Antes de bater com a porta, o diretor-geral garante que não deixa mecanismos de alerta em vigor. Assim sendo, quem quiser consultar processos fiscais (e só do primeiro-ministro foram 27 consultas à margem da lei, com a carta de demissão do ex-responsável a referir que “67% das consultas foram feitas por curiosidade”), parece não correr para já o risco de fazer disparar campainhas internas de alarme. O pior é que o medo instalou-se nos serviços, segundo os inúmeros funcionários do fisco que nos últimos dias têm desfilado pelos vários fóruns radiofónicos e televisivos.
Ex-responsável pelos impostos afirmou na carta de demissão que 67% das consultas aos dados de Passos Coelho foram feitas por "curiosidade"
Pedro Passos Coelho agarrou a carta de demissão de António Brigas Afonso com as duas mãos. “Fez bem em demitir-se”, afirmou o primeiro-ministro esta tarde, garantindo que “o Governo nunca admitiria e nunca teria autorizado um procedimento destes” e que nunca foi informado de que tais procedimentos estivessem a ser ponderados. “Se nos tivesse dito, o Governo teria dado ordens para que tal procedimento não avançasse”, afirmou o chefe do Governo, que segurou qb o secretário de Estado dos Assuntos Fiscais. “Não creio que tenha havido interferência do senhor secretário de Estado nesta matéria”, afirmou aos jornalistas. Acrescentando: “Não vejo nenhuma razão para duvidar da sua palavra”. Um apoio na base da fé.
FOTO LUÍS BARRA
“Apurar até ao fim” quem é o pai da lista VIP
O que Passos diz querer tirar a limpo é quem foi o pai da ideia. “Isso queremos apurar até ao fim”, afirmou o primeiro-ministro, que aguarda o resultado da investigação ordenada pelas Finanças para o efeito. Nos bastidores da maioria, há rumores de que tudo isto começou ainda no tempo do anterior Governo. E correm críticas em surdina a Paulo Núncio pela forma como geriu todo este processo, primeiro garantindo não haver listas nem procedimentos VIP e depois acabando a ter que admitir o contrário e a aceitar uma auditoria que Maria Luís Albuquerque percebeu ser obrigatória.

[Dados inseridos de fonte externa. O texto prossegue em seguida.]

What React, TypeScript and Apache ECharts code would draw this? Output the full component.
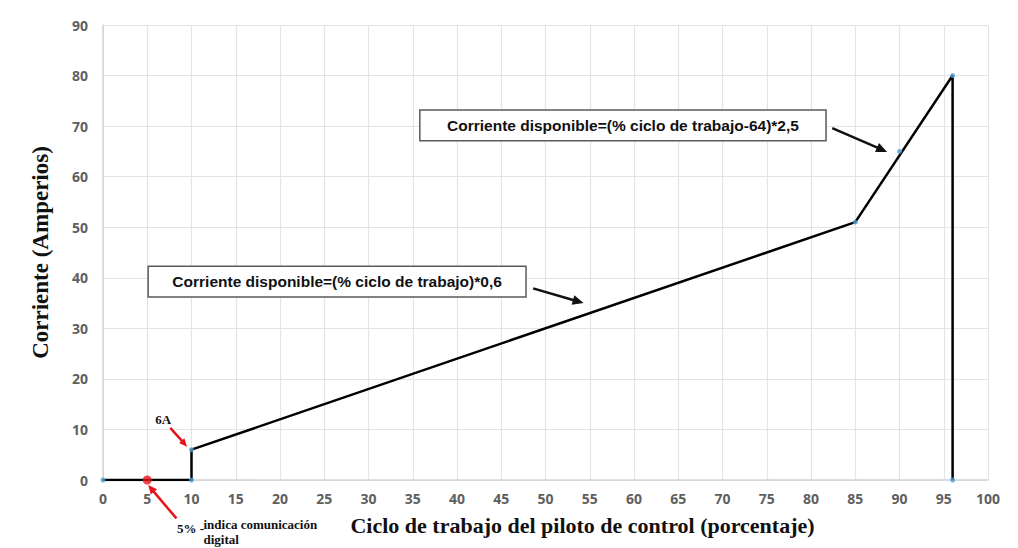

Paulo Ralha, do sindicato dos trabalhadores dos impostos, aponta o dedo a Núncio, que considera ter sido “desautorizado” pela ministra das Finanças, quando esta pediu uma auditoria à Inspeção Geral de Finanças, depois do secretário de Estado ter dito que não era preciso auditar nada. E isto tudo aconteceu no mesmo dia: a última segunda-feira. Segundo Ralha, o diretor-geral, que se demitiu, é “o menos culpado” em todo este processo. E quem deve explicações é Paulo Núncio e o subdiretor-geral, José Maria Pires, que o Expresso não conseguiu contactar.

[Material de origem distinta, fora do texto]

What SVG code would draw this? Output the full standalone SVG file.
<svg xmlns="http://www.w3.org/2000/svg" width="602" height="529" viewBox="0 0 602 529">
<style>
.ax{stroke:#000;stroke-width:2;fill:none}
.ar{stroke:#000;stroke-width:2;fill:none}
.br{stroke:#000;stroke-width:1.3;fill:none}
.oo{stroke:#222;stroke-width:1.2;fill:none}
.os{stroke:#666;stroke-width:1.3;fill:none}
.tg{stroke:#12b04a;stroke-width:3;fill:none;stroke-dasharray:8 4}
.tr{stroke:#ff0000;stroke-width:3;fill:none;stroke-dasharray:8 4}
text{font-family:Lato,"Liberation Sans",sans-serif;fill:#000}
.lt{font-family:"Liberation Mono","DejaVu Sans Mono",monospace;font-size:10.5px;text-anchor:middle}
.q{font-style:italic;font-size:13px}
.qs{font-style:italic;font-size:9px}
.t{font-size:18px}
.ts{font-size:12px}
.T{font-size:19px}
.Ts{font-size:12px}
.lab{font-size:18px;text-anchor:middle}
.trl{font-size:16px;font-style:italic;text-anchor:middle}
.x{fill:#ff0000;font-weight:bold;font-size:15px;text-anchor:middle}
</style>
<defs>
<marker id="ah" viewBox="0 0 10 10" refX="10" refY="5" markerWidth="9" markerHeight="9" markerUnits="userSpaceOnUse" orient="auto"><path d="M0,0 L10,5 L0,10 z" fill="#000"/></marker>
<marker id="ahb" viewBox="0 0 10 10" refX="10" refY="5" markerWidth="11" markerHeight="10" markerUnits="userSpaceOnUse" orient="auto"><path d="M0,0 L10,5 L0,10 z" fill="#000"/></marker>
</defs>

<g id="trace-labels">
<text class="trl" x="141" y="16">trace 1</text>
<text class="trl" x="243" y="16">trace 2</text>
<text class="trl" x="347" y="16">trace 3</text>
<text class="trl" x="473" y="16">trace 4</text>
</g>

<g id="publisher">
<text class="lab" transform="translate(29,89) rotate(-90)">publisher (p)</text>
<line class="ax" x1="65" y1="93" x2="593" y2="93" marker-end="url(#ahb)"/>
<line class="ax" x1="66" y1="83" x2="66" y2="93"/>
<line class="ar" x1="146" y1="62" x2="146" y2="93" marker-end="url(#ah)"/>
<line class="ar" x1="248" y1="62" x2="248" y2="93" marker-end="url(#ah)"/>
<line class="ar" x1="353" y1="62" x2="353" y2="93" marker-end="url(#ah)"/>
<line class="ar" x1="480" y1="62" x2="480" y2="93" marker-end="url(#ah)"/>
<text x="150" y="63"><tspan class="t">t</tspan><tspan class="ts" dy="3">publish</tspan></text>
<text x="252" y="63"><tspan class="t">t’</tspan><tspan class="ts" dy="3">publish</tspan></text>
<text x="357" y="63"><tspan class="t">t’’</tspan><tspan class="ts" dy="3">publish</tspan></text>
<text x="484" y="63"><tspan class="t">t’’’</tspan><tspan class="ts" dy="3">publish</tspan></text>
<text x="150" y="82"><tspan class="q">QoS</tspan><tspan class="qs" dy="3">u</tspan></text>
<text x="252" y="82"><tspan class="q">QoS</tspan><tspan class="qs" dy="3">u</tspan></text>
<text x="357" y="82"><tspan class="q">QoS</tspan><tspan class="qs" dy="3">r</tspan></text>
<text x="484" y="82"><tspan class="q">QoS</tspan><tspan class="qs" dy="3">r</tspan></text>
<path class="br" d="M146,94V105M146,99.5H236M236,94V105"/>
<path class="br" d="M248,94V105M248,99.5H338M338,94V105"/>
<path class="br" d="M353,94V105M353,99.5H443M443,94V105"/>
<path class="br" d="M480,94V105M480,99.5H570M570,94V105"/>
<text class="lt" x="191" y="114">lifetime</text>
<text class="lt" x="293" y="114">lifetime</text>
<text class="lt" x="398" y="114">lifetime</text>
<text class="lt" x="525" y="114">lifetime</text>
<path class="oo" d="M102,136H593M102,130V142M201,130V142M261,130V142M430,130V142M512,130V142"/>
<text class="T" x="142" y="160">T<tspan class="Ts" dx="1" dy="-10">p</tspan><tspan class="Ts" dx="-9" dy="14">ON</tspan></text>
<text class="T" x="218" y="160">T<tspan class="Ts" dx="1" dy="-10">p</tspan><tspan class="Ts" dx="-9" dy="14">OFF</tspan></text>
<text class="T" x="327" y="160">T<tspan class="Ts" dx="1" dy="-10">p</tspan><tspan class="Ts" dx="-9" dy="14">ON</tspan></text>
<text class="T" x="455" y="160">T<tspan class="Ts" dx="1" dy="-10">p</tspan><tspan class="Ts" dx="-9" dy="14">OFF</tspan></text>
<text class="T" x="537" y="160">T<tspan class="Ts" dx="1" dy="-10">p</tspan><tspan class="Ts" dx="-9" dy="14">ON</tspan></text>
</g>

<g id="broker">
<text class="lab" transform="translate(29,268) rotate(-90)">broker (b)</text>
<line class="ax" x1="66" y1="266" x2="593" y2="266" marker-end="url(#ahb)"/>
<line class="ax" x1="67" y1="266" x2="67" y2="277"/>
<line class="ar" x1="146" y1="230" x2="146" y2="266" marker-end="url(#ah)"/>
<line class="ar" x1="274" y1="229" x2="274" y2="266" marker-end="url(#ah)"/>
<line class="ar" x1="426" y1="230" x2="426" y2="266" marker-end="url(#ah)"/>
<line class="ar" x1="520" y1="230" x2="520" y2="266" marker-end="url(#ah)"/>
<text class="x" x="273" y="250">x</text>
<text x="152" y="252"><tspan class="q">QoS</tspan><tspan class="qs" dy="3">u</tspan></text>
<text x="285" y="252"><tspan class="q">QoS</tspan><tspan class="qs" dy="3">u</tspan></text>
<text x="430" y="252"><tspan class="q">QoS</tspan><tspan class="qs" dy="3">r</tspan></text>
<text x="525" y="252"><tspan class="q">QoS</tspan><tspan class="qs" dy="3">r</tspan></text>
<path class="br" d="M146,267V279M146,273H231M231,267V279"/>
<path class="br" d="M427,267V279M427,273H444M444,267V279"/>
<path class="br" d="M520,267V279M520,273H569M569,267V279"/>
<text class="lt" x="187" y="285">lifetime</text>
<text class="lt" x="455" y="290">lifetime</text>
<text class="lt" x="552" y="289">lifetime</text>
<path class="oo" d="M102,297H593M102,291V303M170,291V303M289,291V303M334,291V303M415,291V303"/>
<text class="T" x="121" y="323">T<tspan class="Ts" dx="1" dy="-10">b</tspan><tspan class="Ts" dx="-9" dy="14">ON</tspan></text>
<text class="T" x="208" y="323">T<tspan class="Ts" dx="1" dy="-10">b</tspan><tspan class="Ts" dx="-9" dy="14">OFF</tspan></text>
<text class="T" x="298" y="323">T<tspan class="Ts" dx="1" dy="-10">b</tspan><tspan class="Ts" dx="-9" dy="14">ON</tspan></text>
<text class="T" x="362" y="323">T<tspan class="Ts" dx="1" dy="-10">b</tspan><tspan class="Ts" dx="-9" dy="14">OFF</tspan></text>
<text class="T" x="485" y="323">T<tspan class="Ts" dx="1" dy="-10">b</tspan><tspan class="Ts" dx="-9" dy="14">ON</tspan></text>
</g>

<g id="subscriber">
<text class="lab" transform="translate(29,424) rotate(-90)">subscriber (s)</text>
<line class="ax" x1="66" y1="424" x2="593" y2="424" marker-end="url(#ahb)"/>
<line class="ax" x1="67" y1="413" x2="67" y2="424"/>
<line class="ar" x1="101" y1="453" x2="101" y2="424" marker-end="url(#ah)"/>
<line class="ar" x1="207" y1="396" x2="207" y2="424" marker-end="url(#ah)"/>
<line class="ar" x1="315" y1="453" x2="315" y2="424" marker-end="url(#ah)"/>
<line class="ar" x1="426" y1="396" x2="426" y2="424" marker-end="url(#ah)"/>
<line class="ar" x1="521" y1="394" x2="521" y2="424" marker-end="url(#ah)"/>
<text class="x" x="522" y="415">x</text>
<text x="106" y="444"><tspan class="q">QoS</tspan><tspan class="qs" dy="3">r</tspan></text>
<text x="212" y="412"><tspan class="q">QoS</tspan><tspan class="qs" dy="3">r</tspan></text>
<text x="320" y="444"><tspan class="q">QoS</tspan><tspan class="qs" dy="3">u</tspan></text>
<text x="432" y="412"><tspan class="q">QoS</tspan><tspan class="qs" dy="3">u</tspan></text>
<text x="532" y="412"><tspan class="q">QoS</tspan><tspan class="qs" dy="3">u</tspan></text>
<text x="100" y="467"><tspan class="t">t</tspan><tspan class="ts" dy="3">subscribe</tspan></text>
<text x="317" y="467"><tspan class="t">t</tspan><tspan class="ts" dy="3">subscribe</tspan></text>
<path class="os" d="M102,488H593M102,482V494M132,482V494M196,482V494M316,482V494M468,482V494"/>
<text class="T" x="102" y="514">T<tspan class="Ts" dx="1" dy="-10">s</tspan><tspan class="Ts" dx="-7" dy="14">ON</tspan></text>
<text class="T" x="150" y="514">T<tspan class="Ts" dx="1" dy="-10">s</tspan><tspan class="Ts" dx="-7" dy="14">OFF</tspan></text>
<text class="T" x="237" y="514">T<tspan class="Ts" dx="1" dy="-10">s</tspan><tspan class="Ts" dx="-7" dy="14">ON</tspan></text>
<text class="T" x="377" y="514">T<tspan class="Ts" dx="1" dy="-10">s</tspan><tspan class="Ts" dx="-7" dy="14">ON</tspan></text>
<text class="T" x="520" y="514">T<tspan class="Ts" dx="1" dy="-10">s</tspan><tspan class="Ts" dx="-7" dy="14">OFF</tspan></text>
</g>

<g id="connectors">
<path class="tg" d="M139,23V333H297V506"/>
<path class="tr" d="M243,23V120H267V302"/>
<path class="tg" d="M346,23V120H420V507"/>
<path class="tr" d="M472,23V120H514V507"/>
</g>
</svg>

A revista Visão divulgou entretanto on line uma gravação audio do chefe de serviços de auditoria do fisco, onde este, a 20 de janeiro último, confirma a existência de uma lista VIP de contribuintes bem como a audição em tempo recorde aos funcionários que acedam aos dados desses contribuintes. Paulo Núncio e Brigas Afonso vão ser ouvidos no Parlamento na próxima sexta-feira.

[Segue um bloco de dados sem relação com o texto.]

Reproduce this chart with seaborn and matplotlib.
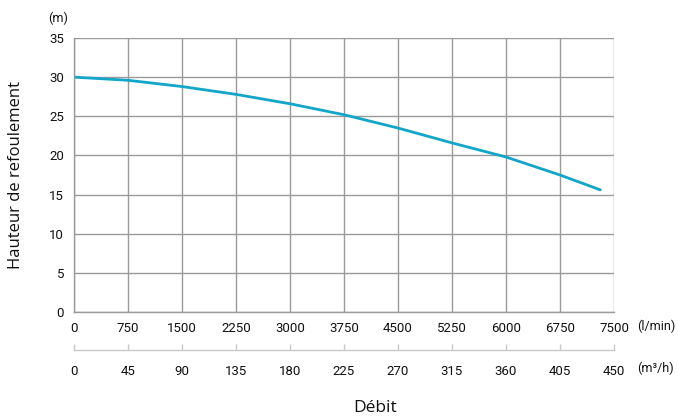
import matplotlib.pyplot as plt
import pandas as pd
import seaborn as sns

# Courbe de la pompe
debit_lmin = [0, 750, 1500, 2250, 3000, 3750, 4500, 5250, 6000, 6750, 7310]
hauteur_m = [30.0, 29.6, 28.8, 27.8, 26.6, 25.2, 23.5, 21.6, 19.8, 17.5, 15.6]

x_ticks = [0, 750, 1500, 2250, 3000, 3750, 4500, 5250, 6000, 6750, 7500]
m3h_ticks = [0, 45, 90, 135, 180, 225, 270, 315, 360, 405, 450]
y_ticks = [0, 5, 10, 15, 20, 25, 30, 35]

df = pd.DataFrame({'debit': debit_lmin, 'hauteur': hauteur_m})

sns.set_style('white')
plt.rcParams['font.family'] = ['Roboto', 'DejaVu Sans']

grid_c = '#9a9a9a'
line_c = '#12a6c8'
txt_c = '#111111'

fig = plt.figure(figsize=(6.78, 4.19), dpi=100)
ax = fig.add_axes([0.1091, 0.2554, 0.7965, 0.6539])

sns.lineplot(data=df, x='debit', y='hauteur', ax=ax, color=line_c, linewidth=2.0)

ax.set_xlim(0, 7500)
ax.set_ylim(0, 35)
ax.set_xticks(x_ticks)
ax.set_yticks(y_ticks)
ax.grid(True, color=grid_c, linewidth=1.0)
ax.set_axisbelow(True)
for s in ['top', 'right']:
    ax.spines[s].set_visible(False)
for s in ['left', 'bottom']:
    ax.spines[s].set_color(grid_c)
    ax.spines[s].set_linewidth(1.0)
ax.tick_params(axis='both', direction='out', length=4, width=1.0, color=grid_c,
               labelsize=9.5, labelcolor=txt_c, pad=3)
ax.set_xlabel('')
ax.set_ylabel('')

# second axe : m3/h
sec = ax.secondary_xaxis(-0.139, functions=(lambda x: x * 0.06, lambda x: x / 0.06))
sec.set_xticks(m3h_ticks)
sec.spines['bottom'].set_color('#c8c8c8')
sec.spines['bottom'].set_linewidth(1.0)
sec.tick_params(direction='in', length=4, width=1.0, color='#c8c8c8',
                labelsize=9.5, labelcolor=txt_c, pad=11)

fig.text(58 / 678, 1 - 18 / 419, '(m)', fontsize=9, ha='center', va='center', color=txt_c)
fig.text(637 / 678, 1 - 326 / 419, '(l/min)', fontsize=9, ha='left', va='center', color=txt_c)
fig.text(637 / 678, 1 - 368 / 419, '(m³/h)', fontsize=9, ha='left', va='center', color=txt_c)
fig.text(16 / 678, 1 - 175 / 419, 'Hauteur de refoulement', rotation=90, fontsize=12,
         ha='center', va='center', family=['Open Sans', 'DejaVu Sans'], color=txt_c)
fig.text(375 / 678, 1 - 408 / 419, 'Débit', fontsize=12.5, ha='center', va='center',
         family=['Open Sans', 'DejaVu Sans'], color=txt_c)

fig.savefig('out.png', dpi=100)
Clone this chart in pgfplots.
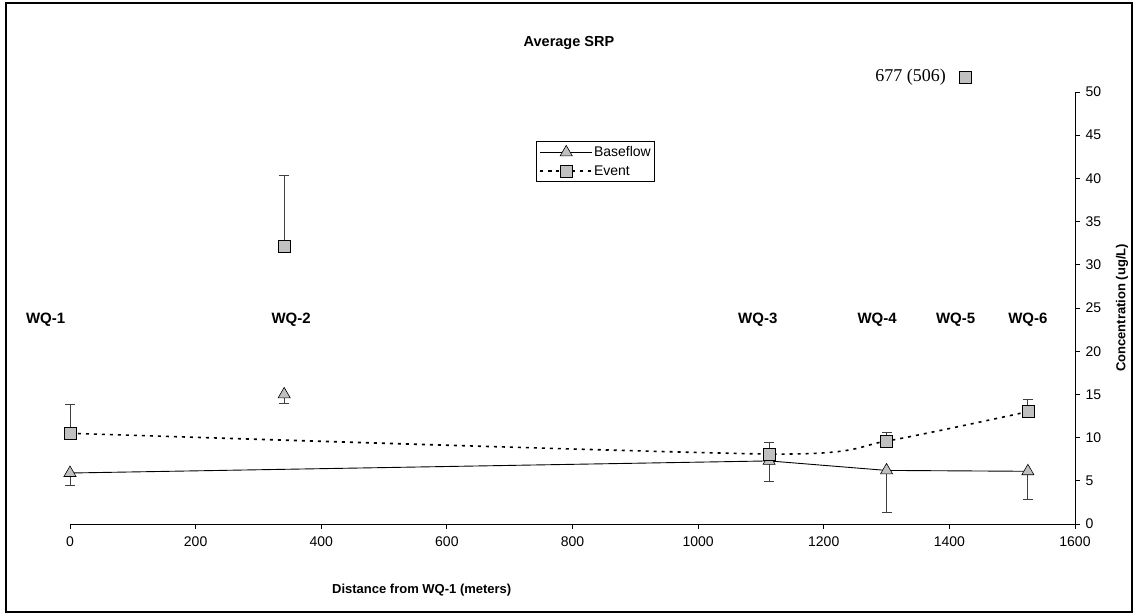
\documentclass[border=0pt]{standalone}
\usepackage{pgfplots}
\pgfplotsset{compat=1.18}
\usepackage{fontspec}
\setmainfont{Liberation Sans}
\newfontfamily\serifnum{Liberation Serif}
\definecolor{mk}{HTML}{C0C0C0}
\begin{document}
\begin{tikzpicture}
\useasboundingbox (0pt,0pt) rectangle (1138pt,615pt);
\draw[black, line width=1.2pt] (6pt,3pt) rectangle (1132pt,612pt);
\node[font=\fontsize{14.5}{16}\selectfont\bfseries] at (569pt,572pt) {Average SRP};
\begin{axis}[
  at={(70pt,91pt)}, anchor=south west,
  scale only axis, width=1005pt, height=432pt,
  xmin=0, xmax=1600, ymin=0, ymax=50,
  axis x line*=bottom, axis y line*=right,
  axis line style={-, black, line width=0.8pt},
  xtick={0,200,...,1600}, ytick={0,5,...,50},
  tick align=outside, major tick length=5pt,
  tick style={black, line width=0.8pt},
  /pgf/number format/assume math mode=true,
  /pgf/number format/set thousands separator={},
  tick label style={font=\fontsize{14}{16}\selectfont},
  xticklabel style={yshift=-4pt},
  yticklabel style={xshift=2pt},
  clip=false,
  legend style={at={(rel axis cs:0.4637,0.8866)}, anchor=north west,
    draw=black, line width=0.8pt, font=\fontsize{14}{16}\selectfont,
    inner xsep=3pt, inner ysep=4pt, row sep=7pt,
    nodes={inner xsep=1pt, inner ysep=0pt}},
  legend cell align=left,
  legend image code/.code={\draw[mark repeat=2,mark phase=2,#1] plot coordinates {(0pt,0pt)(26pt,0pt)(52pt,0pt)};},
  error bars/error bar style={solid, line width=0.8pt, black!75},
  error bars/error mark options={solid, rotate=90, mark size=5pt, line width=0.8pt, black!75},
]
% Baseflow (connected)
\addplot[black, line width=0.9pt, mark=triangle*, mark size=7pt,
  mark options={fill=mk, draw=black, line width=0.6pt, solid},
  error bars/.cd, y dir=minus, y explicit]
  coordinates {(0,5.9) -= (0,1.4) (1113,7.3) -= (0,2.4) (1300,6.2) -= (0,4.9) (1525,6.1) -= (0,3.3)};
\addlegendentry{Baseflow}
% Event (connected)
\addplot[black, line width=1.6pt, dash pattern=on 3pt off 5pt, smooth, tension=0.4, mark=square*, mark size=6pt,
  mark options={fill=mk, draw=black, line width=0.6pt, solid},
  error bars/.cd, y dir=plus, y explicit]
  coordinates {(0,10.5) += (0,3.3) (1113,8.1) += (0,1.3) (1300,9.6) += (0,1.0) (1525,13.0) += (0,1.4)};
\addlegendentry{Event}
% WQ-2 baseflow
\addplot[forget plot, only marks, mark=triangle*, mark size=7pt,
  mark options={fill=mk, draw=black, line width=0.6pt},
  error bars/.cd, y dir=minus, y explicit]
  coordinates {(341,15.0) -= (0,1.0)};
% WQ-2 event
\addplot[forget plot, only marks, mark=square*, mark size=6pt,
  mark options={fill=mk, draw=black, line width=0.6pt},
  error bars/.cd, y dir=plus, y explicit]
  coordinates {(341,32.1) += (0,8.3)};
% WQ-5 event (off scale)
\addplot[forget plot, only marks, mark=square*, mark size=6pt,
  mark options={fill=mk, draw=black, line width=0.6pt}]
  coordinates {(1425,51.7)};
\node[anchor=east, font=\serifnum\fontsize{18}{20}\selectfont] at (axis cs:1400,51.7) {677 (506)};
% site labels
\node[anchor=east, font=\fontsize{15}{17}\selectfont\bfseries] at (axis cs:-2,23.6) {WQ-1};
\node[font=\fontsize{15}{17}\selectfont\bfseries] at (axis cs:352,23.6) {WQ-2};
\node[font=\fontsize{15}{17}\selectfont\bfseries] at (axis cs:1095,23.6) {WQ-3};
\node[font=\fontsize{15}{17}\selectfont\bfseries] at (axis cs:1285,23.6) {WQ-4};
\node[font=\fontsize{15}{17}\selectfont\bfseries] at (axis cs:1410,23.6) {WQ-5};
\node[font=\fontsize{15}{17}\selectfont\bfseries] at (axis cs:1525,23.6) {WQ-6};
% axis titles
\node[font=\fontsize{13}{15}\selectfont\bfseries] at ([yshift=-66pt]axis cs:560,0) {Distance from WQ-1 (meters)};
\node[rotate=90, font=\fontsize{13}{15}\selectfont\bfseries] at ([xshift=47pt]rel axis cs:1,0.5) {Concentration (ug/L)};
\end{axis}
\end{tikzpicture}
\end{document}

O Diretor-Geral da Autoridade Tributária demitiu-se hoje para poupar o Governo mas a sua carta de demissão confirma um sistema de alarme para proteger certos contribuintes da devassa dos dados. Passos Coelho diz que quer saber quem foi o pai da ideia. E segura o secretário de Estado Paulo Núncio ... na base da fé.